DATA ROWS:
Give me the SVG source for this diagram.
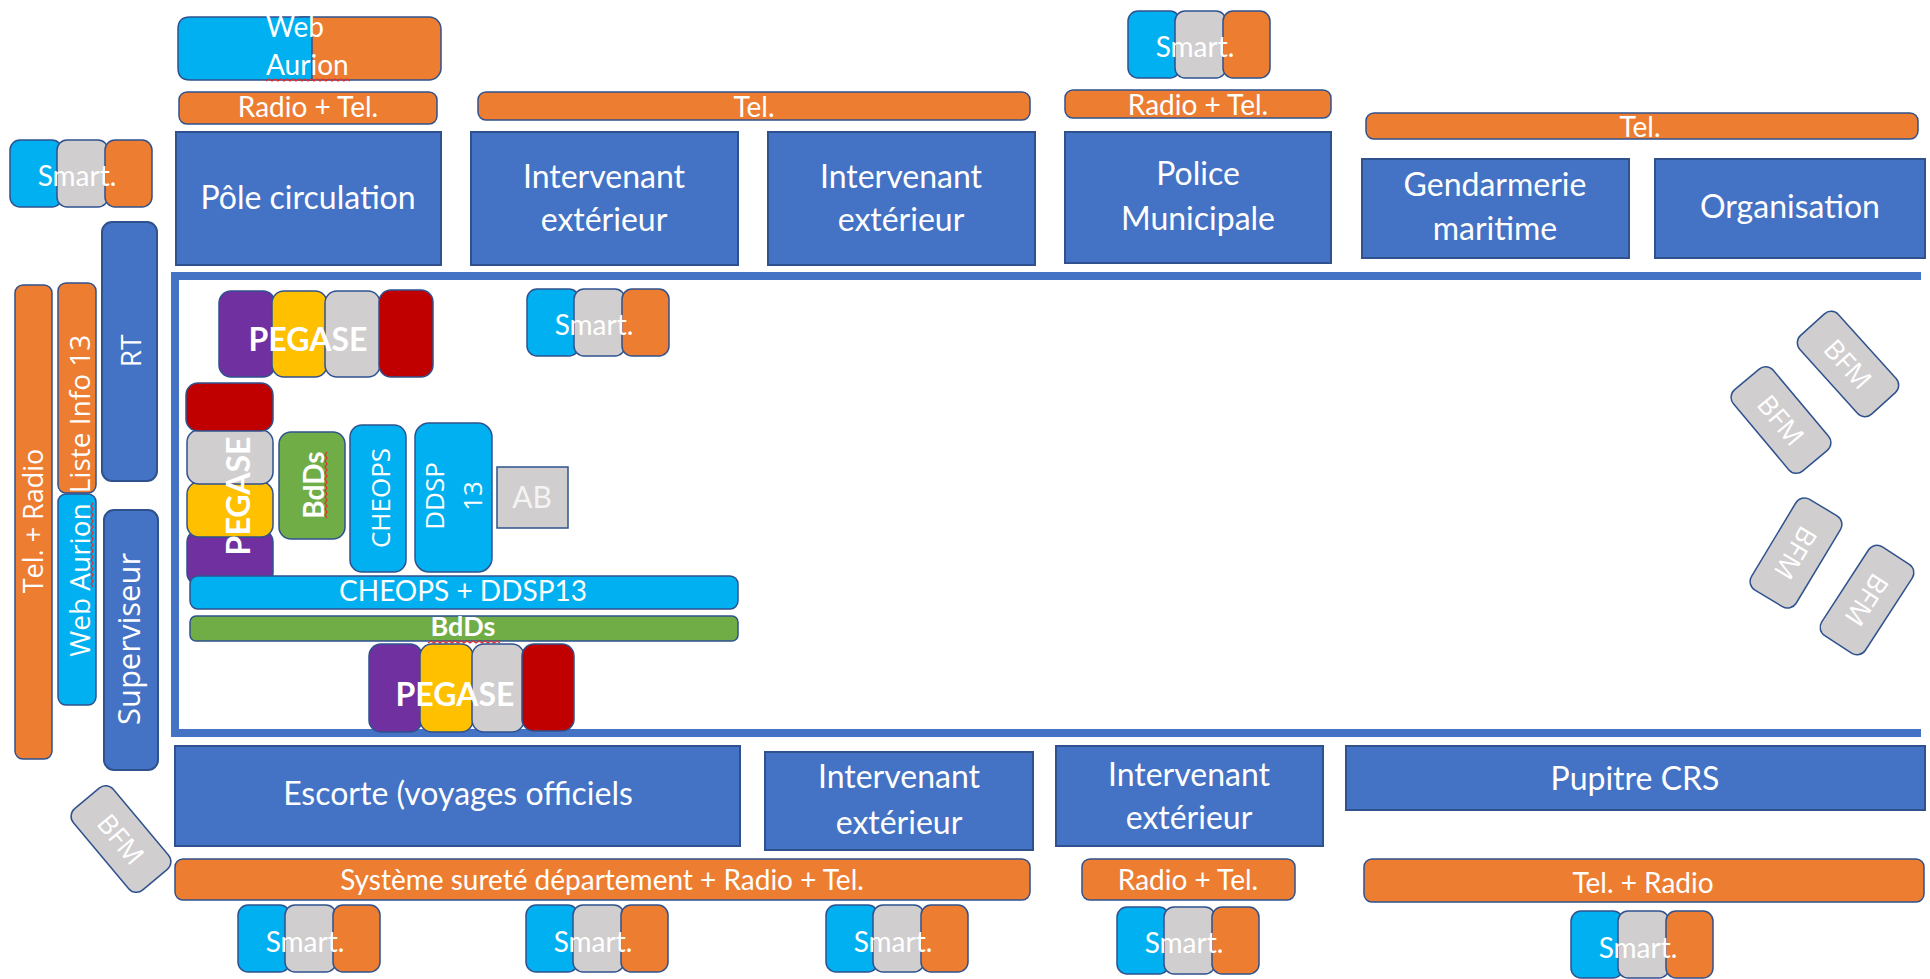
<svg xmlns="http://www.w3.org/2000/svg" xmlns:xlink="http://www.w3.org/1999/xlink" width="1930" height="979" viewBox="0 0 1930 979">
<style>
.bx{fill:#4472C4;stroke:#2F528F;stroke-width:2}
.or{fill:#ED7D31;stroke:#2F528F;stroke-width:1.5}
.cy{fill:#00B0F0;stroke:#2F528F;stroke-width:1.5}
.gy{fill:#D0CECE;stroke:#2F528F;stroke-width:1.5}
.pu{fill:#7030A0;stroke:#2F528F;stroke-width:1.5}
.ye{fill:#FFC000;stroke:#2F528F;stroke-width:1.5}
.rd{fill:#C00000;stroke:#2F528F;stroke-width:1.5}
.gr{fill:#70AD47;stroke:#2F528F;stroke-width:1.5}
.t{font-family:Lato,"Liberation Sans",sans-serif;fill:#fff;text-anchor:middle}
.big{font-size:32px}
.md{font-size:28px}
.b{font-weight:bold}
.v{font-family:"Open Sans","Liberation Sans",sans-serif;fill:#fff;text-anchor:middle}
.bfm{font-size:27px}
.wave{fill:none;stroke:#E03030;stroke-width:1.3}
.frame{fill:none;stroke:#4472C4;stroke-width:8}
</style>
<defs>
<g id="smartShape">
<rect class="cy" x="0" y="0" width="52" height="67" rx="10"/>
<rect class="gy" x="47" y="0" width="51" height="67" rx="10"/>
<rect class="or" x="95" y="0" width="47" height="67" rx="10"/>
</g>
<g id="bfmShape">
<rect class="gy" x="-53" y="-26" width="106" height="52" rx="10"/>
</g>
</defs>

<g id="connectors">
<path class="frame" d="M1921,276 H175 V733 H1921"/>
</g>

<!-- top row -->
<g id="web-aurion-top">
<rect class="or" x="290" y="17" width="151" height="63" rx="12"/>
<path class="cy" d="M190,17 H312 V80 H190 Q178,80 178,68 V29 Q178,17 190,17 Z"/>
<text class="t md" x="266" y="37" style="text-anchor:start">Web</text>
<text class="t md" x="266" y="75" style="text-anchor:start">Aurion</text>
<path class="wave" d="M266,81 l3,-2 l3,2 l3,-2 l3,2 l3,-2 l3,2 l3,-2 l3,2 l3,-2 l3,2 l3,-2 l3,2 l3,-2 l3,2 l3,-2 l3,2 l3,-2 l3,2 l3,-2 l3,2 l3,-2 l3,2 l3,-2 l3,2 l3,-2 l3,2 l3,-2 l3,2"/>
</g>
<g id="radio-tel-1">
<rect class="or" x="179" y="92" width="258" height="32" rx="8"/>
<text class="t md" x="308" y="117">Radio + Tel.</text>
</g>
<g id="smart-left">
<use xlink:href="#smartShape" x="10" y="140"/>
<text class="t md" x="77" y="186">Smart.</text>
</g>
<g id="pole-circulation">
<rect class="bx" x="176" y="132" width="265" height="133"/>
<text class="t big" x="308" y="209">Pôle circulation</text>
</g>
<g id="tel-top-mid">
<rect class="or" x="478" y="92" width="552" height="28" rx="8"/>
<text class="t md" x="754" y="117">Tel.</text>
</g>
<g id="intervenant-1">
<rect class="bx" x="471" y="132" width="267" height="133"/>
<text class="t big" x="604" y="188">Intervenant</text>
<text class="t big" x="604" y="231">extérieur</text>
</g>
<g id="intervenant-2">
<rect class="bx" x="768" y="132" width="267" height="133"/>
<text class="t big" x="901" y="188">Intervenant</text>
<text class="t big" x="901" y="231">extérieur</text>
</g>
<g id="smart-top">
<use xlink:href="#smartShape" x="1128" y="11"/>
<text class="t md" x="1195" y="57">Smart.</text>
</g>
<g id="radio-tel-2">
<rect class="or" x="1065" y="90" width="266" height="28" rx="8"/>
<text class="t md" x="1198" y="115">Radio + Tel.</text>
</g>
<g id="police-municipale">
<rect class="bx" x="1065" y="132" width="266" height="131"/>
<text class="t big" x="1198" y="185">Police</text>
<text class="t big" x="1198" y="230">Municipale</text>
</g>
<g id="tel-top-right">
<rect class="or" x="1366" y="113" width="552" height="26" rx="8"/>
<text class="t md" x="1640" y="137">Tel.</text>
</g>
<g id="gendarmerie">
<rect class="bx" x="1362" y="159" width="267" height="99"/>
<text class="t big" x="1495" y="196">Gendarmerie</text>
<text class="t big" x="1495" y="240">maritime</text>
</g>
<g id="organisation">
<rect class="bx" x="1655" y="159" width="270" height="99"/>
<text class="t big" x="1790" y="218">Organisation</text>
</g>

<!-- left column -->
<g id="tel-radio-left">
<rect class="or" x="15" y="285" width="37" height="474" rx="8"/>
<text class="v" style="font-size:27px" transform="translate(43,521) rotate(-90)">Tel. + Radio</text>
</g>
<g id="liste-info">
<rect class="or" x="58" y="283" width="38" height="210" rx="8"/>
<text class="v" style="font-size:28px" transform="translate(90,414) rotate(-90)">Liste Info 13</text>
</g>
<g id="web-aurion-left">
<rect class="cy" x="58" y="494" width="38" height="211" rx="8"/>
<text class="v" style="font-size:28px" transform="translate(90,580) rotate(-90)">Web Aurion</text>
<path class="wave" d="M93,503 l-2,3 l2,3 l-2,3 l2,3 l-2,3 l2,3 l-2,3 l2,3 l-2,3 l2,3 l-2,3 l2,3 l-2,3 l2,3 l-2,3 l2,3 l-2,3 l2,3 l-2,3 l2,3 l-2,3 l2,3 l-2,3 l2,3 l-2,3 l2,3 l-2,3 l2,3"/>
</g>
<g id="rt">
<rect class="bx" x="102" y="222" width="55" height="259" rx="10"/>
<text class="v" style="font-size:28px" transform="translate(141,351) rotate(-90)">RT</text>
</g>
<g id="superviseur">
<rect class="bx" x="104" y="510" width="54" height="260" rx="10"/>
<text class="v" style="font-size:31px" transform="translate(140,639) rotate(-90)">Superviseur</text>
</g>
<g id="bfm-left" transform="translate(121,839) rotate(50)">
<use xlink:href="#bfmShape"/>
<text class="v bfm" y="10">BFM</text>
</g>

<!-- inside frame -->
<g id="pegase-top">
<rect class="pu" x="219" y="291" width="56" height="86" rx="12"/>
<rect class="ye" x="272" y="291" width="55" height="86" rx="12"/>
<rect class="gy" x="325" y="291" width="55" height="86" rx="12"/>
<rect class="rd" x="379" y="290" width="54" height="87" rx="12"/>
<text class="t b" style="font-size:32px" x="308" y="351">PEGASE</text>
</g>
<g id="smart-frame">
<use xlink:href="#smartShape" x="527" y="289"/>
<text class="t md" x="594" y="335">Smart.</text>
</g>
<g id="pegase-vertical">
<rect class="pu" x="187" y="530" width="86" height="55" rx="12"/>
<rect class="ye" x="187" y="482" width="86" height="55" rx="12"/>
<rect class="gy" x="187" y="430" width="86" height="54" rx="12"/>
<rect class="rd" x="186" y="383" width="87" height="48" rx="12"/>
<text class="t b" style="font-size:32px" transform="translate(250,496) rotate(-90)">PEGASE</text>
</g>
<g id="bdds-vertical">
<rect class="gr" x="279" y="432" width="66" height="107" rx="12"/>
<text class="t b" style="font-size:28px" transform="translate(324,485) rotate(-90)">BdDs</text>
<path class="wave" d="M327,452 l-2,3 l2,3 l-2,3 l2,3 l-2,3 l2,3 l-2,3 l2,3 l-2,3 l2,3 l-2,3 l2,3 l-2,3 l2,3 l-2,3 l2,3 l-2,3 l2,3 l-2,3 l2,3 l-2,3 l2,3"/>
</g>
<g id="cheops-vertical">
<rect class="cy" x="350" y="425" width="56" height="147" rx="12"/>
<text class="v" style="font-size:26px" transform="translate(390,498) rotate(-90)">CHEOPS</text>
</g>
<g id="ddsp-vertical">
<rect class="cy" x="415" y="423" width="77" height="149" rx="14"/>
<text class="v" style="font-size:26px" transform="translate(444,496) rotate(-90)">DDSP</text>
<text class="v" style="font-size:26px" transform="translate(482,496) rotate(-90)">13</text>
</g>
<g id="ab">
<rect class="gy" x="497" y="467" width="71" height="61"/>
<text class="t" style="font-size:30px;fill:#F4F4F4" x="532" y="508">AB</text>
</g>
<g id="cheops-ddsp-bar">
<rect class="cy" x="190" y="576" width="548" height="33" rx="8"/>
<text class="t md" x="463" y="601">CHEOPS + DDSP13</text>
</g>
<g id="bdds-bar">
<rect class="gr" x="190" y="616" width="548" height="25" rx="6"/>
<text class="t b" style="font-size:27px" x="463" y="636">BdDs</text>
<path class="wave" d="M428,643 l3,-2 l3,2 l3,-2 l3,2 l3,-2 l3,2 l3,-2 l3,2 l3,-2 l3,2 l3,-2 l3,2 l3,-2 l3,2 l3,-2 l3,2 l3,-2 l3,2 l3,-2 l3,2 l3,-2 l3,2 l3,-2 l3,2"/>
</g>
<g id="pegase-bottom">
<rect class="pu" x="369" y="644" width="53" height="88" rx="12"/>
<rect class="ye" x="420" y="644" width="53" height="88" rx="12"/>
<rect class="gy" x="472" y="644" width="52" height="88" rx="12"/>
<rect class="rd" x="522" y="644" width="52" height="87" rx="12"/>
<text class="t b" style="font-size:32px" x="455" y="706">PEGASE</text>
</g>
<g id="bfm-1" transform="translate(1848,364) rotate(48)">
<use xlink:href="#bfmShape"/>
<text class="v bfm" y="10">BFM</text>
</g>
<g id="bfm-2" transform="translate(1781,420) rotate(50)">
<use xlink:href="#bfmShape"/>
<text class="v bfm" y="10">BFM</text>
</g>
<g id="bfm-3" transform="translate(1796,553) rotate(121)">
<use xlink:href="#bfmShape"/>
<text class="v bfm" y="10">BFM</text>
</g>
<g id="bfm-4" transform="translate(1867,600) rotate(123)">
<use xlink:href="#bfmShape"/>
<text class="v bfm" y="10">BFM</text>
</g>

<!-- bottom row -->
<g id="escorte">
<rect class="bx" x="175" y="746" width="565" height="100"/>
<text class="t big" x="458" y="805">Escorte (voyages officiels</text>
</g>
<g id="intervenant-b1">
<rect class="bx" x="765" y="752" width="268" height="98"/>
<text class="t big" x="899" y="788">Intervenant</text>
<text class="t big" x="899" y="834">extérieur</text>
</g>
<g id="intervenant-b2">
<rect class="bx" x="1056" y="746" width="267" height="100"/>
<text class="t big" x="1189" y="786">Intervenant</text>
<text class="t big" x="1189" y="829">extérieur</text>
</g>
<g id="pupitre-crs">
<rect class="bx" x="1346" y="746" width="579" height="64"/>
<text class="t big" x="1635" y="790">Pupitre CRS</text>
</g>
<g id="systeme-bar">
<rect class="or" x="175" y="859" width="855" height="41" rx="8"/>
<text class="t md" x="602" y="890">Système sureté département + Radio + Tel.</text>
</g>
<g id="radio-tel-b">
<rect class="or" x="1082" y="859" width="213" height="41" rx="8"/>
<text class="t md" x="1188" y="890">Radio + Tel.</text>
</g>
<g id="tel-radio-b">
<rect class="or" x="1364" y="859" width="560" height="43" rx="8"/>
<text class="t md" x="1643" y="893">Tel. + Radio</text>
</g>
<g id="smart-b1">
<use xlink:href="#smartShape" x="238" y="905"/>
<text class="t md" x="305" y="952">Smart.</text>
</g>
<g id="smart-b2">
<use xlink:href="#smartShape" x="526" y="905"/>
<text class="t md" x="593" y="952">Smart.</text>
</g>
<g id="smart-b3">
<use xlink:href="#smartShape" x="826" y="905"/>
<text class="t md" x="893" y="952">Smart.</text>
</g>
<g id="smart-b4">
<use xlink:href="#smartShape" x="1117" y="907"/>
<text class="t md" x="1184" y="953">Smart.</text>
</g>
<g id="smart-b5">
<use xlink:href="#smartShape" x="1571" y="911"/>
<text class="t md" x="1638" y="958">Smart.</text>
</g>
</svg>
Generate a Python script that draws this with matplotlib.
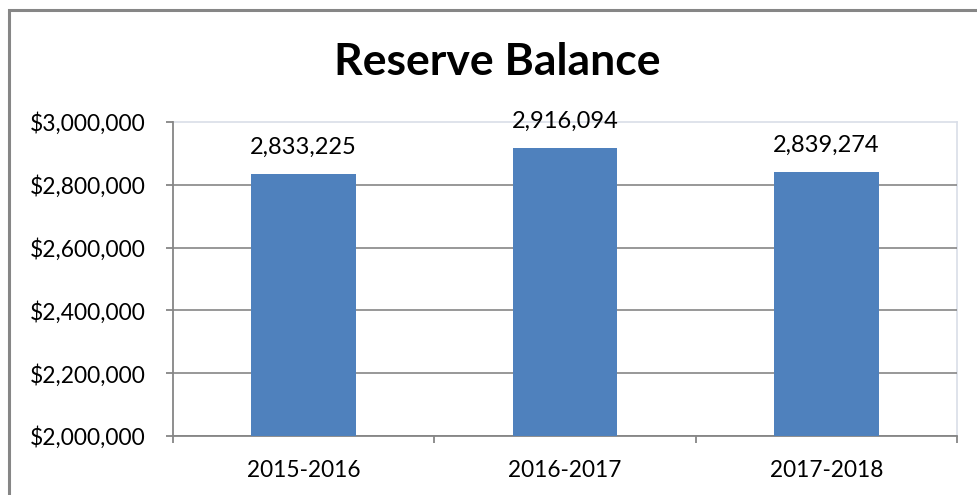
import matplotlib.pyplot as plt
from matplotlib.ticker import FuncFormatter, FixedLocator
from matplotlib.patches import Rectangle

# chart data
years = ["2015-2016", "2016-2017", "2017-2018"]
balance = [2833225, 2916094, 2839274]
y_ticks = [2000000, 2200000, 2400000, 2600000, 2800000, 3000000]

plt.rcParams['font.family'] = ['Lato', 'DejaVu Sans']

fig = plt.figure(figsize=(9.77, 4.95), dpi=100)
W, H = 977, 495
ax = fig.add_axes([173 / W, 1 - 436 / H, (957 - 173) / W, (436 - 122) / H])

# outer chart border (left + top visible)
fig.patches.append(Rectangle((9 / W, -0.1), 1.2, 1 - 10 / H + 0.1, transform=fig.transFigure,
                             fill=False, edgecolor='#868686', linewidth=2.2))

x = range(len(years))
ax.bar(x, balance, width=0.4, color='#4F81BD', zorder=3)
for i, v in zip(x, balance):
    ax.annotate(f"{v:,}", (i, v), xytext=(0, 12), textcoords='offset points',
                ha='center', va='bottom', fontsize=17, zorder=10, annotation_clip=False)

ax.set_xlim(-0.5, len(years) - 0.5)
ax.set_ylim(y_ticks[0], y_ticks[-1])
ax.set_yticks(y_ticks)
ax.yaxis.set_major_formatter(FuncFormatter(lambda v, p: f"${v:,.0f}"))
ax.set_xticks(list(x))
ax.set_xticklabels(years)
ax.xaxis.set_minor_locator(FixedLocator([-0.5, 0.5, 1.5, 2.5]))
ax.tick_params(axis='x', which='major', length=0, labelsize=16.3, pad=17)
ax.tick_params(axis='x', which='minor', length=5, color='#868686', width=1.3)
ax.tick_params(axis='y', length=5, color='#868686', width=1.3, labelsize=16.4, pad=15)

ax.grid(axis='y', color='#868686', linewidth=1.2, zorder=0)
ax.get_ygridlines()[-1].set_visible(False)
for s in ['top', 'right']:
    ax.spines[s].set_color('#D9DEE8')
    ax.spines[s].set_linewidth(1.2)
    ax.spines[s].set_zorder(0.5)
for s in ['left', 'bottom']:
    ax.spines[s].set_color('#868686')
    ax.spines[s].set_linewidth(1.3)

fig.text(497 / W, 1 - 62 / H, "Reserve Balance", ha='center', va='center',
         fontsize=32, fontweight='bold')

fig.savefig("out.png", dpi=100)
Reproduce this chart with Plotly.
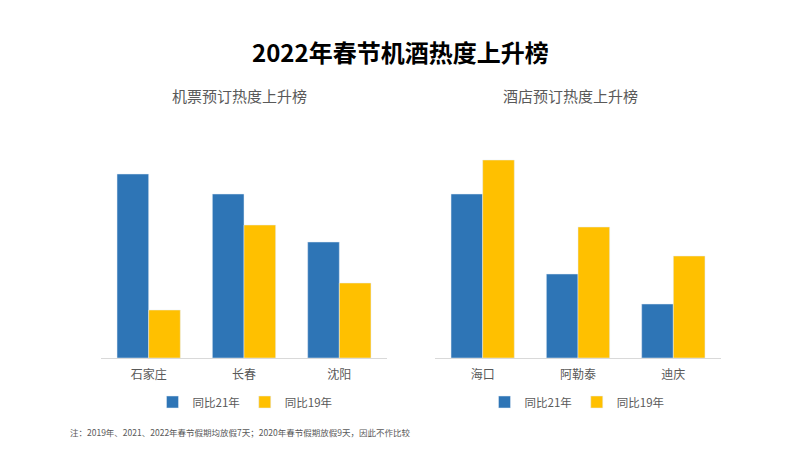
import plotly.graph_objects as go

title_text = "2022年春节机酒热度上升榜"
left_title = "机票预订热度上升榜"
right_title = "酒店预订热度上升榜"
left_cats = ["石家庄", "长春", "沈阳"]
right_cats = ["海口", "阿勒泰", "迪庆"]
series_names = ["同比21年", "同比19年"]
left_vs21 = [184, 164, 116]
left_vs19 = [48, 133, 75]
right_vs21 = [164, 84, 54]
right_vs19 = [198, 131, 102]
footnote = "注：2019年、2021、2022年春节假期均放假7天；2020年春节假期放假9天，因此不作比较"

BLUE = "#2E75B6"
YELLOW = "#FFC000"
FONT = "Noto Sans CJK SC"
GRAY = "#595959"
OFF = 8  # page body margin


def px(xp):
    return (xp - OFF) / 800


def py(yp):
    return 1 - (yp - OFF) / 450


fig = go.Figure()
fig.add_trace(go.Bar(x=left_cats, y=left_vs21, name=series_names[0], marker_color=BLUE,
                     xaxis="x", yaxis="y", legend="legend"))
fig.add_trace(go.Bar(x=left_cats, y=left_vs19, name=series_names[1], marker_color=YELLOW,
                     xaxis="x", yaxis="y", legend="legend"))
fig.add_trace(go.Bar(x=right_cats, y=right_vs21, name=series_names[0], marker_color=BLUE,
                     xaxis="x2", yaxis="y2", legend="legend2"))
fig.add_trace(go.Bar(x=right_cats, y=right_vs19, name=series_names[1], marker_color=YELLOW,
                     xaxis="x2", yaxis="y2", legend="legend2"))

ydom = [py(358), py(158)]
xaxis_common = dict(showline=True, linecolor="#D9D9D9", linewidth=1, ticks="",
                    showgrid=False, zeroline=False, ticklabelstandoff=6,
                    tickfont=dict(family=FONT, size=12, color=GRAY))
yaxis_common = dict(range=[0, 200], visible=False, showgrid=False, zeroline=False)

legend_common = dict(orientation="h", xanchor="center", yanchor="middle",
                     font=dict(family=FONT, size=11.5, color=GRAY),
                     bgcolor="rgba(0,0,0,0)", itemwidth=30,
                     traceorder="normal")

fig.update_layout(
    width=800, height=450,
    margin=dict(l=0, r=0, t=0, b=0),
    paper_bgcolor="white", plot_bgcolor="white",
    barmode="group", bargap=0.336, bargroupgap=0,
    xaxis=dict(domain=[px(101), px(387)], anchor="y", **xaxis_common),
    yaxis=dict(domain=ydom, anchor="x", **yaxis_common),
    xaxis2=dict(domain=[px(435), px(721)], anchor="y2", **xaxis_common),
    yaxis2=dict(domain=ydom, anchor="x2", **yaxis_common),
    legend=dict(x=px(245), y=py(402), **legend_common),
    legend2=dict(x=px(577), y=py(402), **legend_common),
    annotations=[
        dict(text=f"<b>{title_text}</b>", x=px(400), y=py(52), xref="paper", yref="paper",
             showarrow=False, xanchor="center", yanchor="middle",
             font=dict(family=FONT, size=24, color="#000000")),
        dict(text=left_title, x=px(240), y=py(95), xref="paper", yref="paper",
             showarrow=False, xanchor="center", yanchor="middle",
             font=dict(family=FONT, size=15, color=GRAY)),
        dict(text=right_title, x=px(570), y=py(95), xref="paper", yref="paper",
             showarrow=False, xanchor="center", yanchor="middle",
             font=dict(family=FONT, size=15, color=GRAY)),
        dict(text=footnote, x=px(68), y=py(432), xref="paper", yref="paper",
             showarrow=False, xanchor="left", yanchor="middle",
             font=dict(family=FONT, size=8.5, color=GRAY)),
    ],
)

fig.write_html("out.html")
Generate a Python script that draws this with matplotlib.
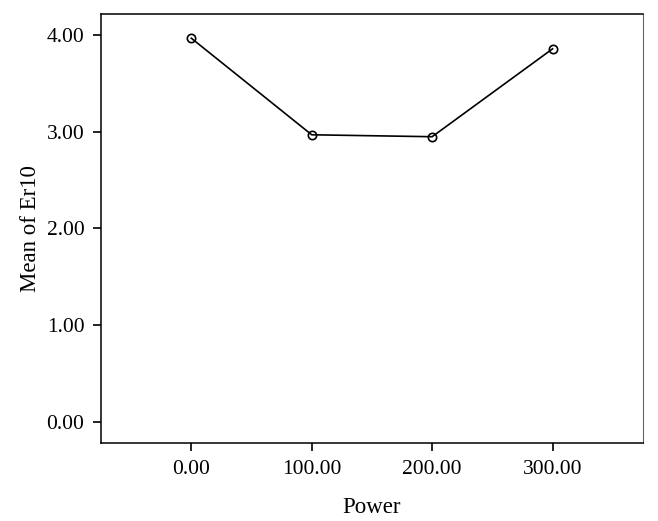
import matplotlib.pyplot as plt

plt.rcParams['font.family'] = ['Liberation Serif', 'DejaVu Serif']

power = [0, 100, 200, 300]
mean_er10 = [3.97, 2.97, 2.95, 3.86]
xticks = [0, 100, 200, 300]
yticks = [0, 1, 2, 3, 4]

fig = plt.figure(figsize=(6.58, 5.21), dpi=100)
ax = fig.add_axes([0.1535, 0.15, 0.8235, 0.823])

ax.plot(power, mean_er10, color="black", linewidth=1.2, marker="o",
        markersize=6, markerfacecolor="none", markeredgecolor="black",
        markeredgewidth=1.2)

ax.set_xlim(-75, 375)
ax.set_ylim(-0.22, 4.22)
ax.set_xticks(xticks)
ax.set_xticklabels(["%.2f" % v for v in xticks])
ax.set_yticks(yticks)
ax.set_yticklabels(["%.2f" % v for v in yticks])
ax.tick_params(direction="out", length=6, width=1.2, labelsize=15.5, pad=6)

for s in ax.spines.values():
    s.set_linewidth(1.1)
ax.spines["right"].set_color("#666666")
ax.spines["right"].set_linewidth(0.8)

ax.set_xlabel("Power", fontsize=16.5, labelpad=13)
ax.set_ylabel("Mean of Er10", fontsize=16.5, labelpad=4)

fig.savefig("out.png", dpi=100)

THE REQUEST: Your answer should be a single number: the count of lines containing the word "chart".

SOLUTION FOR THIS TASK: 3